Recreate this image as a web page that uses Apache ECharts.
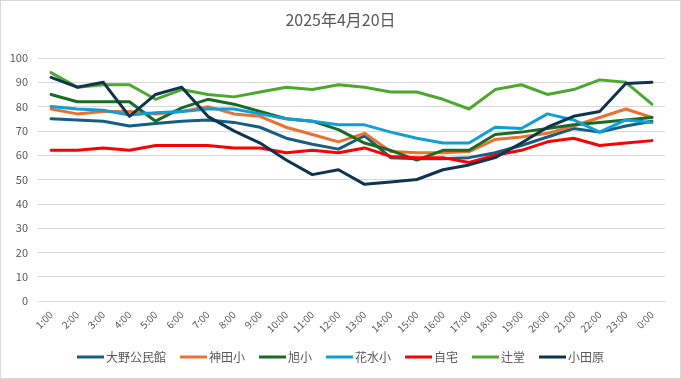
<!DOCTYPE html>
<html><head><meta charset="utf-8">
<script src="https://cdn.jsdelivr.net/npm/echarts@6/dist/echarts.min.js"></script>
<style>html,body{margin:0;padding:0;background:#fff}#c{width:681px;height:379px;box-sizing:border-box;border:1px solid #D9D9D9}</style>
</head><body><div id="c"></div>
<script>
const categories = ['1:00','2:00','3:00','4:00','5:00','6:00','7:00','8:00','9:00','10:00','11:00','12:00','13:00','14:00','15:00','16:00','17:00','18:00','19:00','20:00','21:00','22:00','23:00','0:00'];
const yTicks = [0,10,20,30,40,50,60,70,80,90,100];
const ono = [75,74.5,74,72,73,74,74.5,73.5,71.5,67,64.5,62.5,68,59,58.5,58.5,59,61,64,67.5,71,69.5,72,74];
const kanda = [79,77,78,78,77,78,80,77,76,71.5,68.5,65.5,69,61.5,61,61,61.5,66.5,67.5,69,72,75.5,79,75.5];
const asahi = [85,82,82,82,74,79.5,83,81,78,75,74,70.5,65,62,58,62,62,68.5,69.5,71,72.5,73.5,74.5,75.5];
const hanamizu = [80,79,78.5,76.5,77.5,78,79,79,77,75,74,72.5,72.5,69.5,67,65,65,71.5,71,77,74.5,69.5,74.5,73.5];
const jitaku = [62,62,63,62,64,64,64,63,63,61,62,61,63,59.5,59,59,57,60,62,65.5,67,64,65,66];
const tsujido = [94,88,89,89,83,87,85,84,86,88,87,89,88,86,86,83,79,87,89,85,87,91,90,81];
const odawara = [92,88,90,76,85,88,76,70,65,58,52,54,48,49,50,54,56,59,65,71.5,76,78,89.5,90];
const seriesNames = ['大野公民館','神田小','旭小','花水小','自宅','辻堂','小田原'];
const seriesData = [ono,kanda,asahi,hanamizu,jitaku,tsujido,odawara];
const colors = ['#156082','#E97132','#196B24','#0F9ED5','#FF0000','#4EA72E','#0E3550'];

const chart = echarts.init(document.getElementById('c'), null, {renderer:'canvas'});
const font = "'Noto Sans CJK JP','Liberation Sans',sans-serif";
chart.setOption({
  animation:false,
  color: colors,
  textStyle:{fontFamily:font},
  title:{text:'2025年4月20日',left:'center',top:6,textStyle:{fontSize:16,fontWeight:'normal',color:'#595959',fontFamily:font}},
  legend:{bottom:10,left:'center',itemWidth:27,itemHeight:3,itemGap:14,icon:'rect',
    textStyle:{fontSize:12,color:'#595959',fontFamily:font,padding:[0,0,0,-3]},
    data:seriesNames},
  grid:{left:37,right:15,top:57,bottom:77,containLabel:false},
  xAxis:{type:'category',data:categories,boundaryGap:true,
    axisLine:{lineStyle:{color:'#D9D9D9'}},axisTick:{show:false},
    axisLabel:{rotate:45,interval:0,fontSize:10,color:'#595959',margin:12,fontFamily:font}},
  yAxis:{type:'value',min:yTicks[0],max:yTicks[yTicks.length-1],interval:10,
    axisLine:{show:false},axisTick:{show:false},
    splitLine:{lineStyle:{color:'#D9D9D9'}},
    axisLabel:{fontSize:11,color:'#595959',margin:10,fontFamily:font}},
  series: seriesNames.map((n,i)=>({name:n,type:'line',data:seriesData[i],symbol:'none',
    lineStyle:{width:3,color:colors[i],join:'round',cap:'round'},itemStyle:{color:colors[i]}}))
});
</script></body></html>
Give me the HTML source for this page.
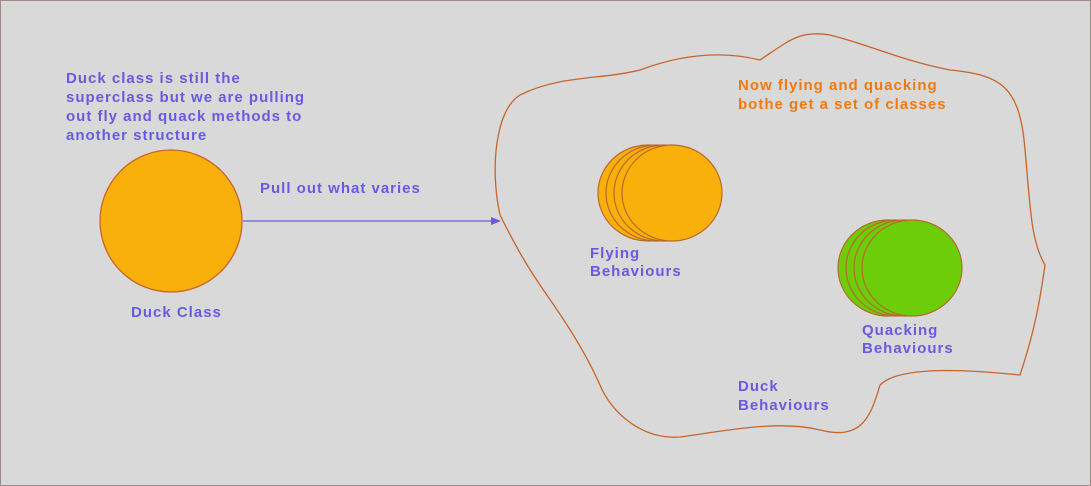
<!DOCTYPE html>
<html><head><style>
body{margin:0;background:#d9d9d9}
svg{display:block}
text{font-family:"Liberation Sans",sans-serif;font-weight:bold;font-size:15px;letter-spacing:1px}
</style></head><body>
<svg width="1091" height="486" viewBox="0 0 1091 486">
<rect x="0.5" y="0.5" width="1090" height="485" fill="#d9d9d9" stroke="#a08a8a"/>
<path d="M500,215 C490,170 495,110 520,95 C560,75 600,80 640,70 C680,55 720,50 760,60 C790,40 800,30 830,35 C870,45 900,60 950,70 C1000,75 1020,85 1025,150 C1030,200 1030,240 1045,265 C1040,300 1035,330 1020,375 C970,370 900,365 880,385 C870,420 860,440 820,430 C780,420 730,430 680,437 C640,440 610,410 600,385 C580,340 550,300 540,285 C530,270 520,255 500,215 Z" fill="none" stroke="#c8642a" stroke-width="1.3"/>
<circle cx="171" cy="221" r="71" fill="#f9b00a" stroke="#c8642a" stroke-width="1.3"/>
<line x1="243" y1="221" x2="493" y2="221" stroke="#6a5ae0" stroke-width="1.2"/>
<polygon points="501,221 491,217 491,225" fill="#6a5ae0"/>
<g fill="#f9b00a" stroke="#b8692a" stroke-width="1.2">
<ellipse cx="648" cy="193" rx="50" ry="48"/><ellipse cx="656" cy="193" rx="50" ry="48"/><ellipse cx="664" cy="193" rx="50" ry="48"/><ellipse cx="672" cy="193" rx="50" ry="48"/>
</g>
<g fill="#6ccd08" stroke="#b8692a" stroke-width="1.2">
<ellipse cx="888" cy="268" rx="50" ry="48"/><ellipse cx="896" cy="268" rx="50" ry="48"/><ellipse cx="904" cy="268" rx="50" ry="48"/><ellipse cx="912" cy="268" rx="50" ry="48"/>
</g>
<g fill="#6a5ae0">
<text x="66" y="83">Duck class is still the</text>
<text x="66" y="102">superclass but we are pulling</text>
<text x="66" y="121">out fly and quack methods to</text>
<text x="66" y="140">another structure</text>
<text x="260" y="193">Pull out what varies</text>
<text x="131" y="317">Duck Class</text>
<text x="590" y="258">Flying</text>
<text x="590" y="276">Behaviours</text>
<text x="862" y="335">Quacking</text>
<text x="862" y="353">Behaviours</text>
<text x="738" y="391">Duck</text>
<text x="738" y="410">Behaviours</text>
</g>
<g fill="#f07a10">
<text x="738" y="90">Now flying and quacking</text>
<text x="738" y="109">bothe get a set of classes</text>
</g>
</svg>
</body></html>
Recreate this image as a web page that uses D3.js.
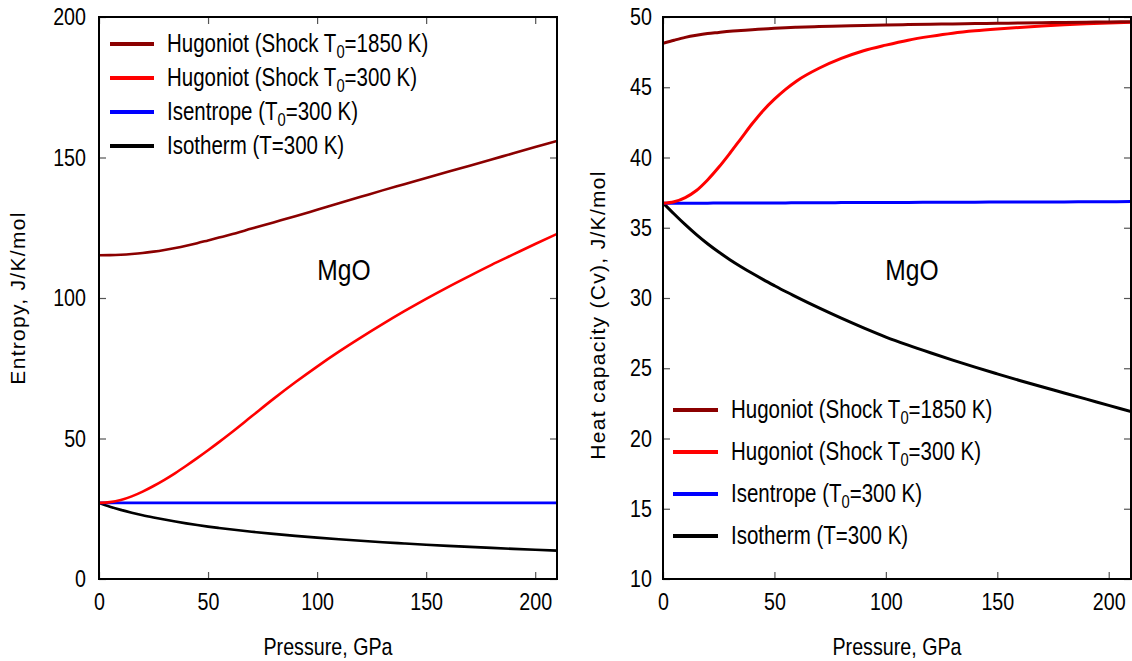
<!DOCTYPE html>
<html>
<head>
<meta charset="utf-8">
<script src="https://cdn.jsdelivr.net/npm/d3@7"></script>
<style>
  html, body { margin: 0; padding: 0; background: #fff; }
  svg { display: block; }
  text { font-family: "Liberation Sans", Arial, sans-serif; }
</style>
</head>
<body>
<svg id="chart" width="1132" height="661"></svg>
<script>
// Pressure grid (GPa) shared by every curve
const pressure = [0, 5, 10, 15, 20, 25, 30, 35, 40, 45, 50, 55, 60, 70, 80, 90, 100,
                  110, 120, 130, 140, 150, 160, 170, 180, 190, 200, 210];

// Entropy, J/K/mol
const entropyHug1850 = [115.2, 115.25, 115.4, 115.65, 116.0, 116.5, 117.1, 117.8, 118.6, 119.5, 120.5, 121.5, 122.5,
                        124.7, 126.9, 129.1, 131.4, 133.7, 136.0, 138.3, 140.5, 142.7, 144.9, 147.1, 149.3, 151.5, 153.7, 155.9];
const entropyHug300  = [27.1, 27.35, 28.1, 29.4, 31.1, 33.1, 35.3, 37.7, 40.3, 43.0, 45.8, 48.7, 51.7,
                        57.9, 64.1, 70.0, 75.6, 80.9, 85.9, 90.7, 95.3, 99.7, 103.9, 107.9, 111.8, 115.5, 119.2, 122.8];
const entropyIsentrope = [27.1, 27.1, 27.1, 27.1, 27.1, 27.1, 27.1, 27.1, 27.1, 27.1, 27.1, 27.1, 27.1,
                          27.1, 27.1, 27.1, 27.1, 27.1, 27.1, 27.1, 27.1, 27.1, 27.1, 27.1, 27.1, 27.1, 27.1, 27.1];
const entropyIsotherm  = [27.1, 25.75, 24.6, 23.6, 22.7, 21.9, 21.15, 20.45, 19.8, 19.2, 18.65, 18.15, 17.68,
                          16.82, 16.05, 15.35, 14.72, 14.14, 13.6, 13.1, 12.64, 12.2, 11.8, 11.42, 11.06, 10.72, 10.4, 10.1];

// Heat capacity Cv, J/K/mol
const cvHug1850 = [48.13, 48.35, 48.55, 48.7, 48.82, 48.9, 48.98, 49.04, 49.1, 49.15, 49.2, 49.24, 49.27,
                   49.32, 49.36, 49.4, 49.43, 49.46, 49.48, 49.51, 49.53, 49.55, 49.57, 49.59, 49.61, 49.63, 49.65, 49.66];
const cvHug300  = [36.74, 36.85, 37.15, 37.65, 38.4, 39.3, 40.3, 41.35, 42.4, 43.35, 44.15, 44.85, 45.45,
                   46.35, 47.05, 47.6, 48.0, 48.35, 48.62, 48.85, 49.02, 49.15, 49.26, 49.36, 49.45, 49.52, 49.58, 49.63];
const cvIsentrope = [36.74, 36.74, 36.75, 36.75, 36.75, 36.76, 36.76, 36.76, 36.76, 36.77, 36.77, 36.77, 36.78,
                     36.78, 36.79, 36.79, 36.80, 36.80, 36.81, 36.81, 36.82, 36.83, 36.83, 36.84, 36.84, 36.85, 36.85, 36.86];
const cvIsotherm  = [36.78, 35.98, 35.22, 34.51, 33.86, 33.27, 32.73, 32.23, 31.76, 31.31, 30.88, 30.46, 30.06,
                     29.29, 28.56, 27.87, 27.22, 26.64, 26.1, 25.58, 25.08, 24.6, 24.13, 23.68, 23.24, 22.8, 22.36, 21.92];

// Legend entries: [prefix, subscript, suffix]
const legendLabels = [
  ["Hugoniot (Shock T", "0", "=1850 K)"],
  ["Hugoniot (Shock T", "0", "=300 K)"],
  ["Isentrope (T", "0", "=300 K)"],
  ["Isotherm (T=300 K)", "", ""]
];
const seriesColors = ["#8b0000", "#ff0000", "#0000ff", "#000000"];

const xTicks = [0, 50, 100, 150, 200];
const entropyTicks = [0, 50, 100, 150, 200];
const cvTicks = [10, 15, 20, 25, 30, 35, 40, 45, 50];

// horizontal squeeze that gives the condensed sans look
const SQ = 0.82;

const svg = d3.select("#chart");

function narrowText(parent, x, y, size, str, anchor) {
  return parent.append("text")
    .attr("transform", `translate(${x},${y}) scale(${SQ},1)`)
    .attr("font-size", size)
    .attr("text-anchor", anchor || "start")
    .attr("fill", "#000")
    .text(str);
}

function drawPanel(cfg) {
  const x = d3.scaleLinear().domain([0, 210]).range([cfg.left, cfg.right]);
  const y = d3.scaleLinear().domain(cfg.yDomain).range([cfg.bottom, cfg.top]);
  const g = svg.append("g");

  const clipId = "clip-" + cfg.id;
  g.append("clipPath").attr("id", clipId).append("rect")
    .attr("x", cfg.left).attr("y", cfg.top)
    .attr("width", cfg.right - cfg.left).attr("height", cfg.bottom - cfg.top);

  // inward ticks on all four sides, labels on bottom and left only
  const tl = 7;
  const pad = 12;
  const axes = [
    [d3.axisBottom(x).tickValues(xTicks).tickSize(-tl).tickFormat(d3.format("d")), `translate(0,${cfg.bottom})`, "bottom"],
    [d3.axisTop(x).tickValues(xTicks).tickSize(-tl).tickFormat(""), `translate(0,${cfg.top})`, null],
    [d3.axisLeft(y).tickValues(cfg.yTicks).tickSize(-tl).tickFormat(d3.format("d")), `translate(${cfg.left},0)`, "left"],
    [d3.axisRight(y).tickValues(cfg.yTicks).tickSize(-tl).tickFormat(""), `translate(${cfg.right},0)`, null]
  ];
  axes.forEach(([ax, tr, side]) => {
    const a = g.append("g").attr("transform", tr).call(ax.tickPadding(pad));
    a.select(".domain").remove();
    a.selectAll("line").attr("stroke", "#555").attr("stroke-width", 1.2);
    const txt = a.selectAll("text").attr("font-size", 24).attr("fill", "#000")
      .attr("font-family", null);
    if (side === "left") {
      txt.attr("x", -cfg.yLabelPad / SQ).attr("transform", `scale(${SQ},1)`);
    } else if (side === "bottom") {
      txt.attr("y", 14).attr("transform", `scale(${SQ},1)`);
    }
  });

  // curves
  const line = d3.line()
    .x((d, i) => x(pressure[i]))
    .y(d => y(d))
    .curve(d3.curveMonotoneX);
  const plot = g.append("g").attr("clip-path", `url(#${clipId})`);
  [3, 2, 1, 0].forEach(k => {
    plot.append("path").datum(cfg.series[k])
      .attr("d", line)
      .attr("fill", "none")
      .attr("stroke", seriesColors[k])
      .attr("stroke-width", cfg.lineWidth);
  });

  // frame
  g.append("rect")
    .attr("x", cfg.left).attr("y", cfg.top)
    .attr("width", cfg.right - cfg.left).attr("height", cfg.bottom - cfg.top)
    .attr("fill", "none").attr("stroke", "#000").attr("stroke-width", 2);

  // legend
  const lg = g.append("g");
  legendLabels.forEach((lab, i) => {
    const ly = cfg.legendY + i * cfg.legendStep;
    lg.append("line")
      .attr("x1", cfg.legendX).attr("x2", cfg.legendX + cfg.legendLen)
      .attr("y1", ly).attr("y2", ly)
      .attr("stroke", seriesColors[i]).attr("stroke-width", 4);
    const t = narrowText(lg, cfg.legendX + cfg.legendLen + 13, ly + 8, 25, "");
    t.append("tspan").text(lab[0]);
    if (lab[1]) {
      t.append("tspan").text(lab[1]).attr("font-size", 18).attr("dy", 6);
      t.append("tspan").text(lab[2]).attr("dy", -6);
    }
  });

  // substance label
  narrowText(g, cfg.nameX, 280, 30, "MgO", "middle");

  // axis titles
  narrowText(g, (cfg.left + cfg.right) / 2, 655, 24, "Pressure, GPa", "middle");
  g.append("text")
    .attr("transform", `translate(${cfg.yTitleX},${cfg.yTitleY}) rotate(-90)`)
    .attr("text-anchor", "middle").attr("font-size", 21)
    .attr("letter-spacing", 1.3)
    .text(cfg.yTitle);
}

drawPanel({
  id: "entropy", left: 99, right: 557, top: 17, bottom: 579,
  yDomain: [0, 200], yTicks: entropyTicks, yLabelPad: 13,
  series: [entropyHug1850, entropyHug300, entropyIsentrope, entropyIsotherm],
  lineWidth: 2.6,
  legendX: 110, legendLen: 44, legendY: 44, legendStep: 34,
  nameX: 344, yTitle: "Entropy, J/K/mol", yTitleX: 25, yTitleY: 298
});

drawPanel({
  id: "cv", left: 663, right: 1131, top: 17, bottom: 579,
  yDomain: [10, 50], yTicks: cvTicks, yLabelPad: 11,
  series: [cvHug1850, cvHug300, cvIsentrope, cvIsotherm],
  lineWidth: 3,
  legendX: 673, legendLen: 45, legendY: 410, legendStep: 42,
  nameX: 912, yTitle: "Heat capacity (Cv), J/K/mol", yTitleX: 605, yTitleY: 315
});
</script>
</body>
</html>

- - -

__Exercise directions__: Within the listing above, find every line containing the string "Recreate" and return it.

__Expected output__:
Recreate this image as a web page that uses Apache ECharts.
Recreate this image as a web page that uses D3.js.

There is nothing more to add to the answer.